Airbnb Is Illegal in New York City
The world's most popular room-renting service is now illegal in the largest city in the United States, CNET reports. This could be a setback.
The sublease startup, which is largely enjoyed but occasionally disastrous, is now out of New York—pending appeal—for violating the city's "hotel law."(Read the full court decision below) You see, you can't run a hotel out of your apartment (even a very shabby one in a cramped studio apartment) for the same reason you can't pretend your car is a taxi and let people pay you for rides, sans license. Obviously the Silicon Valley disruption set doesn't care much for either of these notions, and Airbnb hasn't paid that law any attention. Now it'll have to—and it should, given how useful the service is (so long as it doesn't result in your apartment being destroyed without recourse) in a city where it can be a colossal nightmare to find an affordable bed.
The company—recently valued at $2.5 billion—is of course, not going to just lie down and take this. Without access to New York, that valuation might lose a few zeros.

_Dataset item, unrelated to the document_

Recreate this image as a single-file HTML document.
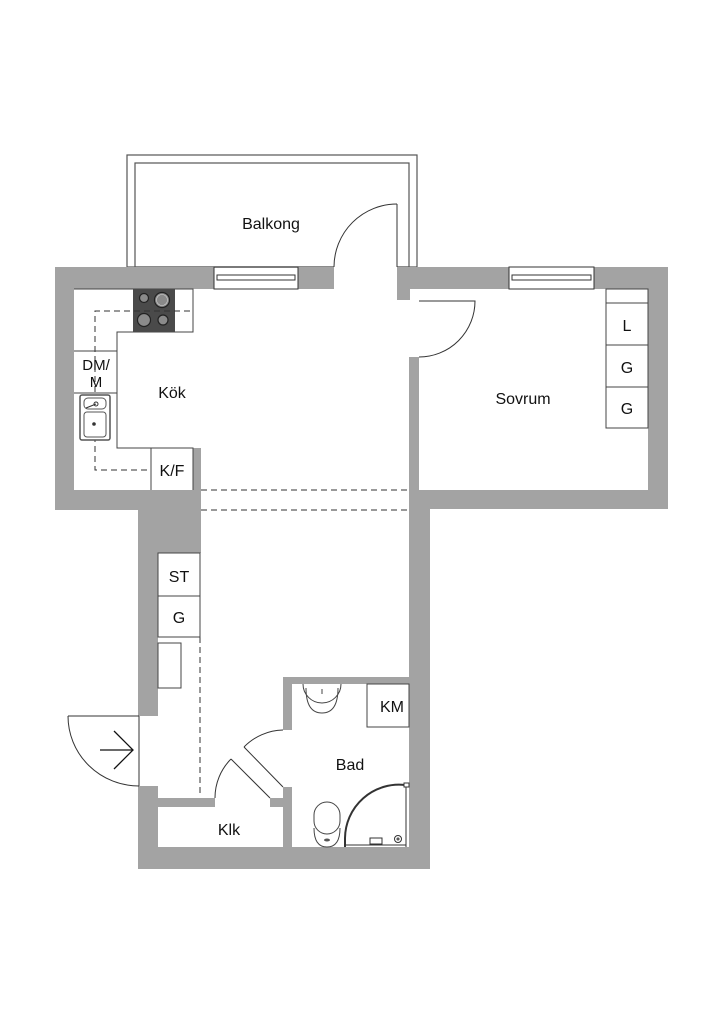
<!DOCTYPE html>
<html><head><meta charset="utf-8"><style>
html,body{margin:0;padding:0;background:#fff;}
svg{display:block;}
text{font-family:"Liberation Sans",sans-serif;fill:#111;}
</style></head><body>
<svg width="724" height="1024" viewBox="0 0 724 1024" xmlns="http://www.w3.org/2000/svg">
<rect width="724" height="1024" fill="#fff"/>
<!-- Balcony -->
<rect x="127" y="155" width="290" height="112" fill="none" stroke="#555" stroke-width="1.2"/>
<rect x="135" y="163" width="274" height="104" fill="none" stroke="#555" stroke-width="1.2"/>
<rect x="334" y="200" width="63" height="70" fill="#fff"/>
<line x1="397" y1="204" x2="397" y2="267" stroke="#333" stroke-width="1"/>
<path d="M397 204 A63 63 0 0 0 334 267" fill="none" stroke="#333" stroke-width="1"/>
<text x="271" y="229" font-size="16" text-anchor="middle">Balkong</text>

<g fill="#a3a3a3">
<rect x="55" y="267" width="159" height="22"/>
<rect x="298" y="267" width="36" height="22"/>
<rect x="397" y="267" width="112" height="22"/>
<rect x="594" y="267" width="74" height="22"/>
<rect x="397" y="289" width="13" height="11"/>
<rect x="55" y="267" width="19" height="243"/>
<rect x="55" y="490" width="146" height="20"/>
<rect x="193" y="448" width="8" height="105"/>
<rect x="138" y="490" width="63" height="63"/>
<rect x="138" y="553" width="20" height="163"/>
<rect x="648" y="267" width="20" height="242"/>
<rect x="409" y="490" width="259" height="19"/>
<rect x="409" y="357" width="10" height="152"/>
<rect x="409" y="490" width="21" height="379"/>
<rect x="283" y="677" width="147" height="7"/>
<rect x="283" y="677" width="9" height="53"/>
<rect x="283" y="787" width="9" height="82"/>
<rect x="138" y="847" width="292" height="22"/>
<rect x="138" y="786" width="20" height="83"/>
<rect x="138" y="798" width="77" height="9"/>
<rect x="270" y="798" width="22" height="9"/>
</g>
<g fill="none" stroke="#333" stroke-width="1">
<rect x="214" y="267" width="84" height="22"/>
<rect x="217" y="275" width="78" height="5"/>
<rect x="509" y="267" width="85" height="22"/>
<rect x="512" y="275" width="79" height="5"/>
</g>
<g fill="none" stroke="#444" stroke-width="1">
<path d="M74 289 H193 V332 H117 V448 H193 V490"/>
<line x1="74" y1="351" x2="117" y2="351"/>
<line x1="74" y1="393" x2="117" y2="393"/>
<line x1="151" y1="448" x2="151" y2="490"/>
</g>
<rect x="133" y="289" width="42" height="43" fill="#4a4a4a"/>
<g stroke="#222" stroke-width="1.2" fill="#8a8a8a">
<circle cx="144" cy="298" r="4.5"/>
<circle cx="162" cy="300" r="7.5"/>
<circle cx="144" cy="320" r="6.5"/>
<circle cx="163" cy="320" r="5"/>
</g>
<circle cx="162" cy="300" r="5.5" fill="none" stroke="#ccc" stroke-width="0.6"/>
<g stroke="#333" stroke-width="1" stroke-dasharray="6,4" fill="none">
<path d="M190 311 H95 V470 H151"/>
<line x1="201" y1="490" x2="409" y2="490"/>
<line x1="201" y1="510" x2="409" y2="510"/>
<line x1="200" y1="637" x2="200" y2="797"/>
</g>
<rect x="80" y="395" width="30" height="45" rx="2" fill="#fff" stroke="#555" stroke-width="1.5"/>
<rect x="84" y="398" width="22" height="11" rx="4" fill="#fff" stroke="#555"/>
<rect x="84" y="412" width="22" height="25" rx="3" fill="#fff" stroke="#555"/>
<circle cx="96" cy="404" r="2" fill="none" stroke="#333"/>
<circle cx="94" cy="424" r="1.8" fill="#333"/>
<line x1="86" y1="408" x2="96" y2="404" stroke="#333"/>
<text x="96" y="370" font-size="15" text-anchor="middle">DM/</text>
<text x="96" y="387" font-size="15" text-anchor="middle">M</text>
<text x="172" y="476" font-size="16" text-anchor="middle">K/F</text>
<text x="172" y="398" font-size="16" text-anchor="middle">Kök</text>

<path d="M419 301 H475 A56 56 0 0 1 419 357" fill="none" stroke="#333" stroke-width="1"/>
<g fill="none" stroke="#444" stroke-width="1">
<rect x="606" y="289" width="42" height="139"/>
<line x1="606" y1="303" x2="648" y2="303"/>
<line x1="606" y1="345" x2="648" y2="345"/>
<line x1="606" y1="387" x2="648" y2="387"/>
</g>
<text x="627" y="331" font-size="16" text-anchor="middle">L</text>
<text x="627" y="373" font-size="16" text-anchor="middle">G</text>
<text x="627" y="414" font-size="16" text-anchor="middle">G</text>
<text x="523" y="404" font-size="16" text-anchor="middle">Sovrum</text>

<g fill="none" stroke="#444" stroke-width="1">
<rect x="158" y="553" width="42" height="84"/>
<line x1="158" y1="596" x2="200" y2="596"/>
<rect x="158" y="643" width="23" height="45"/>
</g>
<text x="179" y="582" font-size="16" text-anchor="middle">ST</text>
<text x="179" y="623" font-size="16" text-anchor="middle">G</text>
<g fill="none" stroke="#333" stroke-width="1">
<line x1="68" y1="716" x2="139" y2="716"/>
<line x1="139" y1="716" x2="139" y2="786"/>
<path d="M68 716 A71 70 0 0 0 139 786"/>
</g>
<g fill="none" stroke="#111" stroke-width="1.3">
<line x1="100" y1="750" x2="133" y2="750"/>
<polyline points="114,731 133,750 114,769"/>
</g>
<g fill="none" stroke="#333" stroke-width="1">
<line x1="231" y1="759" x2="270" y2="798"/>
<path d="M231 759 A55 55 0 0 0 215 798"/>
<line x1="244" y1="747" x2="283" y2="787"/>
<path d="M244 747 A56 56 0 0 1 283 730"/>
</g>
<text x="229" y="835" font-size="16" text-anchor="middle">Klk</text>

<g fill="none" stroke="#444" stroke-width="1">
<rect x="367" y="684" width="42" height="43"/>
<path d="M303 684 A19 19 0 0 0 341 684 M306 688 Q306 713 322 713 Q338 713 338 688"/>
<line x1="322" y1="689" x2="322" y2="694"/>
<rect x="314" y="802" width="26" height="32" rx="13"/>
<path d="M314 828 Q314 847 327 847 Q340 847 340 828"/>
</g>
<ellipse cx="327" cy="840" rx="3" ry="1.5" fill="#555"/>
<g fill="none" stroke="#333">
<path d="M345 847 V838 A54 54 0 0 1 405 785" stroke-width="2"/>
<line x1="406" y1="785" x2="406" y2="847" stroke-width="1"/>
<line x1="345" y1="845" x2="406" y2="845" stroke-width="1"/>
<rect x="404" y="783" width="5" height="4" fill="#fff"/>
<circle cx="398" cy="839" r="3.5"/>
<circle cx="398" cy="839" r="1"/>
<rect x="370" y="838" width="12" height="6"/>
</g>
<text x="392" y="712" font-size="16" text-anchor="middle">KM</text>
<text x="350" y="770" font-size="16" text-anchor="middle">Bad</text>
</svg>
</body></html>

Airbnb provided us with the following statement:
This decision runs contrary to the stated intention and the plain text of New York law, so obviously we are disappointed. But more importantly, this decision makes it even more critical that New York law be clarified to make sure regular New Yorkers can occasionally rent out their own homes. There is universal agreement that occasional hosts like Nigel Warren were not the target of the 2010 law, but that agreement provides little comfort to the handful of people, like Nigel, who find themselves targeted by overzealous enforcement officials. It is time to fix this law and protect hosts who occasionally rent out their own homes. 87 percent of Airbnb hosts in New York list just a home they live in — they are average New Yorkers trying to make ends meet, not illegal hotels that should be subject to the 2010 law.